Как?! Игралов, этот красивый, самовлюбленный холодный резонер, техник, представляльщик! И вдруг – наивный ребенок, правдолюбец Ростанев!! В тех местах, где он, не помня себя, бешено мчится к правде, Игралов будет кокетничать, позировать, показывать не самую роль, а с_е_б_я в роли. Но больше всего обидно мне то, что я должен хладнокровно смотреть, как распоряжаются моими собственными созданиями, в которых течет моя кровь, бьется мой пульс, живет мой дух. У матери отнимают ее собственного ребенка и тут же на глазах отдают сопернице, которая не умеет, не будет и не может любить ее дитя.
Это насилие приводило меня в бешенство.
– Вы уже ревнуете? – поймал меня Д., давно уже следивший за мной.
– Нет. Я не ревную, а я глубоко оскорблен отношением ко мне театра.
– Каким же отношением?– спокойно допрашивал он.
– Как “каким”! Берут мои роли и на глазах у меня делят их между собой.
– Да, они с удивительной готовностью торопятся исполнить ваше желание.
– Мое? – недоумевал я.
– А чье же? Разве не вы просили отпустить вас на весь сезон? А чтоб это сделать, надо предварительно заменить вас во всех ролях.
Я осекся.
– Как вы думаете, весело им портить ансамбль лучших пьес репертуара и брать на себя скучнейшую работу по спешной замене главного исполнителя? Шутка сказать, перерепетировать шесть старых набивших оскомину пьес.
– Как глупо! – негодовал я сам на себя. – Я единственный виновник всего происшедшего и своих собственных теперешних волнений, и я же обвиняю других, ни в чем не повинных.
– Беда, когда заведутся дублеры! – продолжал гипнотизировать меня Д. – А если триблеры, то еще хуже! Я слышал одним ухом, что режиссеры находят необходимым на роль Генриха вводить сразу двух исполнителей.
– Двух?! —переспросил я с тоской.
– Да, – подтверждал Д., – иначе Игралову придется выступать ежедневно.
– Ежедневно! – переспросил я с чувством большой обиды за театр.
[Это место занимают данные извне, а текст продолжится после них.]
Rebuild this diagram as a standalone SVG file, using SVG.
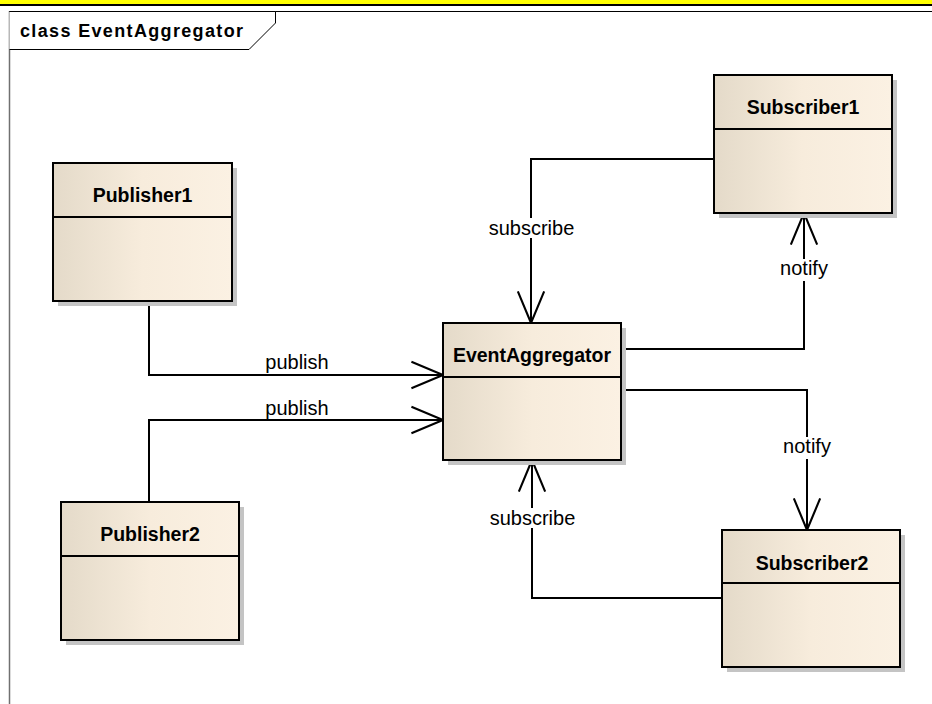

– Да, ежедневно, – спокойно добивал меня Д. – Когда вы вернетесь назад в театр, вам придется играть уже ваши роли не каждый раз, не каждую неделю, а через каждые два раза, то есть по разу в три недели. Это неприятно, так как после длинного перерыва роль играется не свободно, с увлечением, а с оглядкой, точно с тормозами, которые мешают отдаваться целиком творчеству.
– Да, вы правы, – согласился я.
В это время старик режиссер Бывалов очень громко, вероятно, чтоб я слышал, закричал:
– Из сюртука Фантасова можно сделать не один, а два костюма, сразу для обоих дублеров, и останется еще на жилетку для триблера.
При этом он утрированно театрально смеялся, топтался на месте и корчился как бы от распирающего его толстый живот смеха.
Признаюсь, я не предвидел, что мои костюмы будут перешиваться. А как же мои муки, которые я пережил, когда часами простаивал перед зеркалом, ища линии и складки, передававшие задуманный внешний образ роли? То подтянешь в плечах, то в спине, то подберешь фалду, то спустишь один бок панталон, то приподымешь другой. Вот мелькнула и снова исчезла линия, которая так долго чудилась... И снова ищешь ее... закалываешь... Но глупый портной, который всегда и все лучше знает, приноровил мои требования к своему трафарету, и стало еще хуже, чем было... И снова стоишь перед зеркалом или сам берешься за иглу. А если находишь то, что искал!!! Боже, какая это радость! Как бережешь найденное! И вдруг теперь в благодарность за все мои страдания на моих глазах спокойно раздирают мои ризы и мечут между собой жребий, кому они достанутся! Ведь костюм артиста – это та же картина художника. Мы тоже ищем линии и краски! И вдруг берут картину и режут ее! Почему? Да потому, что картина слишком велика для рамки! Какое варварство, кощунство! Да нет, этого быть не может, Вывалов дразнит меня!!!